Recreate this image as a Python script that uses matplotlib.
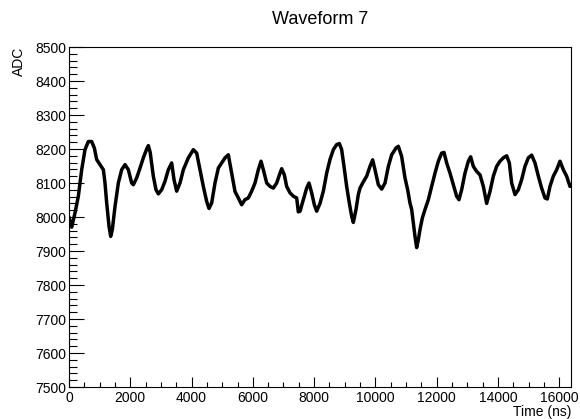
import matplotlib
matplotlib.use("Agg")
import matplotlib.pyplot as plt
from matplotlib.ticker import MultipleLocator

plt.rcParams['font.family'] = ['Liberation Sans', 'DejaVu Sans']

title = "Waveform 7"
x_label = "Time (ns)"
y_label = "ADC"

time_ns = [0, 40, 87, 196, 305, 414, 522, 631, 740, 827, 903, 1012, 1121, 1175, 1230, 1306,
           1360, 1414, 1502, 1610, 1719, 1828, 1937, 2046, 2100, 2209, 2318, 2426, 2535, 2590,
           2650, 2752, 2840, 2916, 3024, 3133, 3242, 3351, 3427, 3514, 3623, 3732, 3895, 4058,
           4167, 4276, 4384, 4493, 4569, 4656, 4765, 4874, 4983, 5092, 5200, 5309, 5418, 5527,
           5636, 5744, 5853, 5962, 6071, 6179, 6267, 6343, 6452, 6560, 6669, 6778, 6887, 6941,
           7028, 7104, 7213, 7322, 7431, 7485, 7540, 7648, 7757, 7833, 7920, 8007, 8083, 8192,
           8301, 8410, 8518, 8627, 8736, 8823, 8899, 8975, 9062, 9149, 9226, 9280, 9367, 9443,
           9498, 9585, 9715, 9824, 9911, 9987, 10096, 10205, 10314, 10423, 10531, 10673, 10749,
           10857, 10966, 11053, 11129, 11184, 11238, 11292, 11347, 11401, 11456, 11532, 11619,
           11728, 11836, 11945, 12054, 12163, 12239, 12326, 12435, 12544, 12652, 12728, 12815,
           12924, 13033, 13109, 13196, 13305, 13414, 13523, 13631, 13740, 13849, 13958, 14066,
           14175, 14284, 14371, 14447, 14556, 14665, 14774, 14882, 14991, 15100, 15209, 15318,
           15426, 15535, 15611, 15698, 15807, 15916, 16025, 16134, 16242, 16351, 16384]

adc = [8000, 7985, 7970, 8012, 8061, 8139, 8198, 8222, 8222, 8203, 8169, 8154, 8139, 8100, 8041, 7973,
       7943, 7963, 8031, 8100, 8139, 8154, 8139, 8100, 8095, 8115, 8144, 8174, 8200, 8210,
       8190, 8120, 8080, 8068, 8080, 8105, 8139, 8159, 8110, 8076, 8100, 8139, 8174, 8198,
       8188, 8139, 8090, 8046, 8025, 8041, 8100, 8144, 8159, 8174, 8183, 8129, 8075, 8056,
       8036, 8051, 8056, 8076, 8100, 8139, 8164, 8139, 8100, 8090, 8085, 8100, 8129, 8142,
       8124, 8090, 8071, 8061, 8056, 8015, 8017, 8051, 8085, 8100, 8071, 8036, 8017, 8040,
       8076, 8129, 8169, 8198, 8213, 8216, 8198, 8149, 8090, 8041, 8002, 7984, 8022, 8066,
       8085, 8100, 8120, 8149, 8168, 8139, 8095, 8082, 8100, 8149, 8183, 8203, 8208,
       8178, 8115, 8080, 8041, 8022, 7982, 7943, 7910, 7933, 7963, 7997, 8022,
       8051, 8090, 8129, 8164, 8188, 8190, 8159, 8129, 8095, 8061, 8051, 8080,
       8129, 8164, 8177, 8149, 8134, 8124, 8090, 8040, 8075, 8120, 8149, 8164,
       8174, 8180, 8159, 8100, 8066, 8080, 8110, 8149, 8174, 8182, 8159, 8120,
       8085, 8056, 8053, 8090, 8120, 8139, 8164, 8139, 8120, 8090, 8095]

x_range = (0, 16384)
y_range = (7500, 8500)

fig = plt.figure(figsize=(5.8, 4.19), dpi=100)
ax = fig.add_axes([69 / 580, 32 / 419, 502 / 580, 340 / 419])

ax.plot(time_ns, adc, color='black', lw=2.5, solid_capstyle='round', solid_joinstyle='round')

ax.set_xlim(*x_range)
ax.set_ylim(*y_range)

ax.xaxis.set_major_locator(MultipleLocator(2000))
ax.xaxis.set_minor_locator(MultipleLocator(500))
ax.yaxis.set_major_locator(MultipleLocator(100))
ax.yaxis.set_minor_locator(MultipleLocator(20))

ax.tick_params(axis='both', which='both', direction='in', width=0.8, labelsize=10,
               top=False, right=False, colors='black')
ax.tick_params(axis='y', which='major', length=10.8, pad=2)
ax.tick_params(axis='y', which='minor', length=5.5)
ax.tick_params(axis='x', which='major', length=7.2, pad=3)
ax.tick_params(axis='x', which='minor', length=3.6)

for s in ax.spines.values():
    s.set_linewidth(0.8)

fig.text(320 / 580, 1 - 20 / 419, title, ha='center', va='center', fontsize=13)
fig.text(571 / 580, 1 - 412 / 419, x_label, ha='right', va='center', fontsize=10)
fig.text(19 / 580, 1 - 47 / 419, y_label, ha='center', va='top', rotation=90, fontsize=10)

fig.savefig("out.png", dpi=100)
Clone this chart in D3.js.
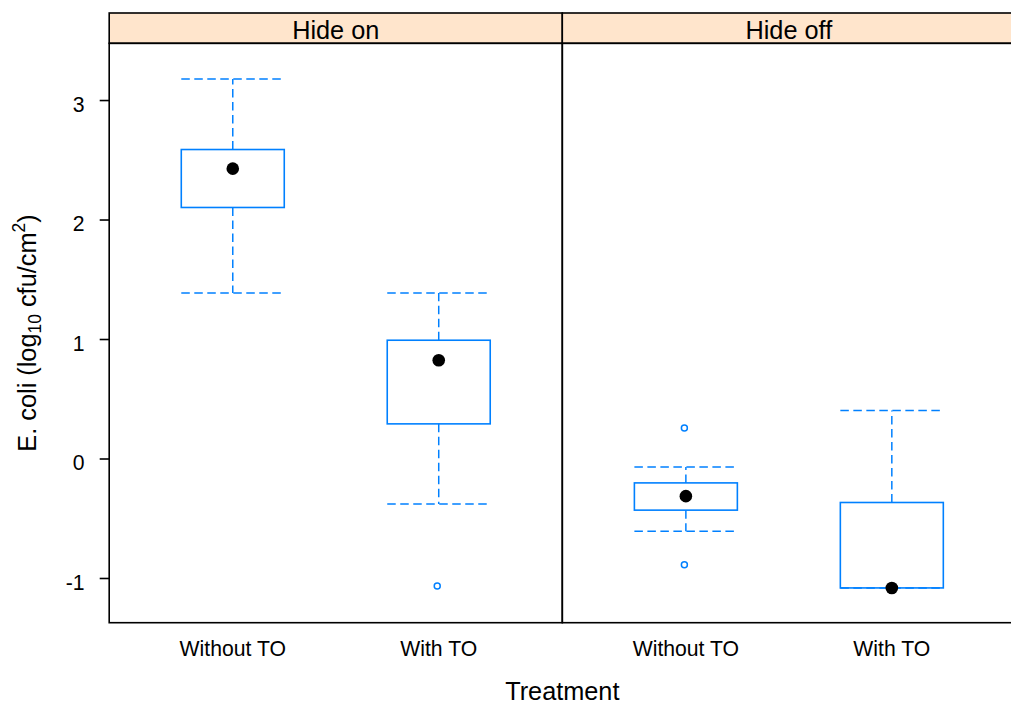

○ ○ ○

Instruction
The records shown above are to be repeated exactly, with the pictures left out.

Reply
Recreate this image as a Python script that uses matplotlib.
import matplotlib
matplotlib.use("Agg")
import matplotlib.pyplot as plt
from matplotlib.ticker import MultipleLocator

plt.rcParams['font.family'] = ['Liberation Sans', 'DejaVu Sans']

title = "Waveform 7"
x_label = "Time (ns)"
y_label = "ADC"

time_ns = [0, 40, 87, 196, 305, 414, 522, 631, 740, 827, 903, 1012, 1121, 1175, 1230, 1306,
           1360, 1414, 1502, 1610, 1719, 1828, 1937, 2046, 2100, 2209, 2318, 2426, 2535, 2590,
           2650, 2752, 2840, 2916, 3024, 3133, 3242, 3351, 3427, 3514, 3623, 3732, 3895, 4058,
           4167, 4276, 4384, 4493, 4569, 4656, 4765, 4874, 4983, 5092, 5200, 5309, 5418, 5527,
           5636, 5744, 5853, 5962, 6071, 6179, 6267, 6343, 6452, 6560, 6669, 6778, 6887, 6941,
           7028, 7104, 7213, 7322, 7431, 7485, 7540, 7648, 7757, 7833, 7920, 8007, 8083, 8192,
           8301, 8410, 8518, 8627, 8736, 8823, 8899, 8975, 9062, 9149, 9226, 9280, 9367, 9443,
           9498, 9585, 9715, 9824, 9911, 9987, 10096, 10205, 10314, 10423, 10531, 10673, 10749,
           10857, 10966, 11053, 11129, 11184, 11238, 11292, 11347, 11401, 11456, 11532, 11619,
           11728, 11836, 11945, 12054, 12163, 12239, 12326, 12435, 12544, 12652, 12728, 12815,
           12924, 13033, 13109, 13196, 13305, 13414, 13523, 13631, 13740, 13849, 13958, 14066,
           14175, 14284, 14371, 14447, 14556, 14665, 14774, 14882, 14991, 15100, 15209, 15318,
           15426, 15535, 15611, 15698, 15807, 15916, 16025, 16134, 16242, 16351, 16384]

adc = [8000, 7985, 7970, 8012, 8061, 8139, 8198, 8222, 8222, 8203, 8169, 8154, 8139, 8100, 8041, 7973,
       7943, 7963, 8031, 8100, 8139, 8154, 8139, 8100, 8095, 8115, 8144, 8174, 8200, 8210,
       8190, 8120, 8080, 8068, 8080, 8105, 8139, 8159, 8110, 8076, 8100, 8139, 8174, 8198,
       8188, 8139, 8090, 8046, 8025, 8041, 8100, 8144, 8159, 8174, 8183, 8129, 8075, 8056,
       8036, 8051, 8056, 8076, 8100, 8139, 8164, 8139, 8100, 8090, 8085, 8100, 8129, 8142,
       8124, 8090, 8071, 8061, 8056, 8015, 8017, 8051, 8085, 8100, 8071, 8036, 8017, 8040,
       8076, 8129, 8169, 8198, 8213, 8216, 8198, 8149, 8090, 8041, 8002, 7984, 8022, 8066,
       8085, 8100, 8120, 8149, 8168, 8139, 8095, 8082, 8100, 8149, 8183, 8203, 8208,
       8178, 8115, 8080, 8041, 8022, 7982, 7943, 7910, 7933, 7963, 7997, 8022,
       8051, 8090, 8129, 8164, 8188, 8190, 8159, 8129, 8095, 8061, 8051, 8080,
       8129, 8164, 8177, 8149, 8134, 8124, 8090, 8040, 8075, 8120, 8149, 8164,
       8174, 8180, 8159, 8100, 8066, 8080, 8110, 8149, 8174, 8182, 8159, 8120,
       8085, 8056, 8053, 8090, 8120, 8139, 8164, 8139, 8120, 8090, 8095]

x_range = (0, 16384)
y_range = (7500, 8500)

fig = plt.figure(figsize=(5.8, 4.19), dpi=100)
ax = fig.add_axes([69 / 580, 32 / 419, 502 / 580, 340 / 419])

ax.plot(time_ns, adc, color='black', lw=2.5, solid_capstyle='round', solid_joinstyle='round')

ax.set_xlim(*x_range)
ax.set_ylim(*y_range)

ax.xaxis.set_major_locator(MultipleLocator(2000))
ax.xaxis.set_minor_locator(MultipleLocator(500))
ax.yaxis.set_major_locator(MultipleLocator(100))
ax.yaxis.set_minor_locator(MultipleLocator(20))

ax.tick_params(axis='both', which='both', direction='in', width=0.8, labelsize=10,
               top=False, right=False, colors='black')
ax.tick_params(axis='y', which='major', length=10.8, pad=2)
ax.tick_params(axis='y', which='minor', length=5.5)
ax.tick_params(axis='x', which='major', length=7.2, pad=3)
ax.tick_params(axis='x', which='minor', length=3.6)

for s in ax.spines.values():
    s.set_linewidth(0.8)

fig.text(320 / 580, 1 - 20 / 419, title, ha='center', va='center', fontsize=13)
fig.text(571 / 580, 1 - 412 / 419, x_label, ha='right', va='center', fontsize=10)
fig.text(19 / 580, 1 - 47 / 419, y_label, ha='center', va='top', rotation=90, fontsize=10)

fig.savefig("out.png", dpi=100)
Clone this chart in D3.js.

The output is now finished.